Yes, and the message seems straightforward - develop insight into impermanence in order to reduce clinging. Here the focus is on the trancience of vedana, which makes sense given that in DO it’s the condition for tanha.

I think its more than just seeing impermanence:

It occurred to the Venerable Channa: “I too think in this way: ‘Form is impermanent … consciousness is impermanent. Form is nonself … consciousness is nonself. All formations are impermanent; all phenomena are nonself.’ But my mind does not launch out upon the stilling of all formations, the relinquishing of all acquisitions, the destruction of craving, dispassion, cessation, Nibbāna; nor does it acquire confidence, settle down, and resolve on it. Instead, agitation and clinging arise and the mind turns back, thinking: ‘But who is my self?’ …“Even by this much am I pleased with the Venerable Channa. Perhaps the Venerable Channa has opened himself up and broken through his barrenness.

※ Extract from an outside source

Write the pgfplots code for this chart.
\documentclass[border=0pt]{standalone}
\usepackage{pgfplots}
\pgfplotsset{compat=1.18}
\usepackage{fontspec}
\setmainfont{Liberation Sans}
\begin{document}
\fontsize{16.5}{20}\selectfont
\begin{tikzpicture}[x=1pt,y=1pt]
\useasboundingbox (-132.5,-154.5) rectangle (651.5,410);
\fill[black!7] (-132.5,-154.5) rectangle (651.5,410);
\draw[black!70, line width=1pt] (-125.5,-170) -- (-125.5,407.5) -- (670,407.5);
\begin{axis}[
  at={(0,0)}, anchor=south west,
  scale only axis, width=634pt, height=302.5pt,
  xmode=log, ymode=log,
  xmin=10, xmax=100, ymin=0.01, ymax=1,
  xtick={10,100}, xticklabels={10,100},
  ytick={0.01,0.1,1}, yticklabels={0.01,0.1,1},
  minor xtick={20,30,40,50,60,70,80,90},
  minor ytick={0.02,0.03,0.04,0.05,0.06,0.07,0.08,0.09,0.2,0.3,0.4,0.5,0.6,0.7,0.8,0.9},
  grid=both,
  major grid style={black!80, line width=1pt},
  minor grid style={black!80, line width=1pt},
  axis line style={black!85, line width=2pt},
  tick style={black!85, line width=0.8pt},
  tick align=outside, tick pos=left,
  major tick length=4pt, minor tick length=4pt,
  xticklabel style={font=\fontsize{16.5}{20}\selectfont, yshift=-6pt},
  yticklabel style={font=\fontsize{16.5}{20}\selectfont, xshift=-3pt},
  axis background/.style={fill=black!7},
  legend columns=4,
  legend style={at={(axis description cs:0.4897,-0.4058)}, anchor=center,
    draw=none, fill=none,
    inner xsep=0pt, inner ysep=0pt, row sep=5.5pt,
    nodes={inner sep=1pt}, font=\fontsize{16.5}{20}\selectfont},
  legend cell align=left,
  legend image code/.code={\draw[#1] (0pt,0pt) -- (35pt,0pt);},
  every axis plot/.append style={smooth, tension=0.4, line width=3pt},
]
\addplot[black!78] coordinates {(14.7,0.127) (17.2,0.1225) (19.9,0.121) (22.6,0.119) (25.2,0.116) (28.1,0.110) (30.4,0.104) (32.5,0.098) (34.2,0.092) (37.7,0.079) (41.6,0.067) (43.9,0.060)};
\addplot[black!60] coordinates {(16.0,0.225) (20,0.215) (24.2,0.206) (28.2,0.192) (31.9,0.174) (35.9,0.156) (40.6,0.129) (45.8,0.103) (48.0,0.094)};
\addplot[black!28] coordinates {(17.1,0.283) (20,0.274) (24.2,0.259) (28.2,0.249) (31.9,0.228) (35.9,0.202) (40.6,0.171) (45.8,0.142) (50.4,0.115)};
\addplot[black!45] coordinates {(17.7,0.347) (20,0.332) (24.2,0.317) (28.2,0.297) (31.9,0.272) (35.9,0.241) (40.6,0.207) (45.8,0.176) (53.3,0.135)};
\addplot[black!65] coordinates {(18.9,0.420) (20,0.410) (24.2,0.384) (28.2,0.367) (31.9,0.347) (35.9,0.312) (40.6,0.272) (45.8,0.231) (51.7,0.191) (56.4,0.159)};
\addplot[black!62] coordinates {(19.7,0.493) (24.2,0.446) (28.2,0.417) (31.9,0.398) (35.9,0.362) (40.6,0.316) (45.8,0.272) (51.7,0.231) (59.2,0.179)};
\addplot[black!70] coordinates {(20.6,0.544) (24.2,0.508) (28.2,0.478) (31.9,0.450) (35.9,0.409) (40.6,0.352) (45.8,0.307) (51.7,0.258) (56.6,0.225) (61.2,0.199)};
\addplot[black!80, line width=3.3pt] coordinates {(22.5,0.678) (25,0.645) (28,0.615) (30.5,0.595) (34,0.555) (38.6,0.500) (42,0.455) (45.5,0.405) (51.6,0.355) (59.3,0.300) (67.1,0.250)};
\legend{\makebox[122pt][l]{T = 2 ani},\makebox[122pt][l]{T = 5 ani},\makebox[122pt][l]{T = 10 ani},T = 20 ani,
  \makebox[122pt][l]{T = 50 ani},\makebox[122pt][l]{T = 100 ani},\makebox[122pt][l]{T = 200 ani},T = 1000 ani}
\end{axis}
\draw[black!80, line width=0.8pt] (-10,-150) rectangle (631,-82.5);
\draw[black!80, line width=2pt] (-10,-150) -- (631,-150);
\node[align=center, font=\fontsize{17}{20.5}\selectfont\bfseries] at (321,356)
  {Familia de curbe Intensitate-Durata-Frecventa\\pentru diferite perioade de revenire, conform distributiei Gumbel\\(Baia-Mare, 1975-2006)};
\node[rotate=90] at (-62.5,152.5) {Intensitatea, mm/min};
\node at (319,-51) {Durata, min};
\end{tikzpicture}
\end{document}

Lend your ear, friend Channa, you are capable of understanding the Dhamma.”…“In the presence of the Blessed One I have heard this, friend Channa, in his presence I have received the exhortation he spoke to the bhikkhu Kaccanagotta: “This world, Kaccana, for the most part relies upon a duality … (the entire sutta SN12:15 is cited here).

Its about how each phenomena is causally arisen and therefore has no self extant substance to speak of and therefore like a mirage -this helps to go deeper.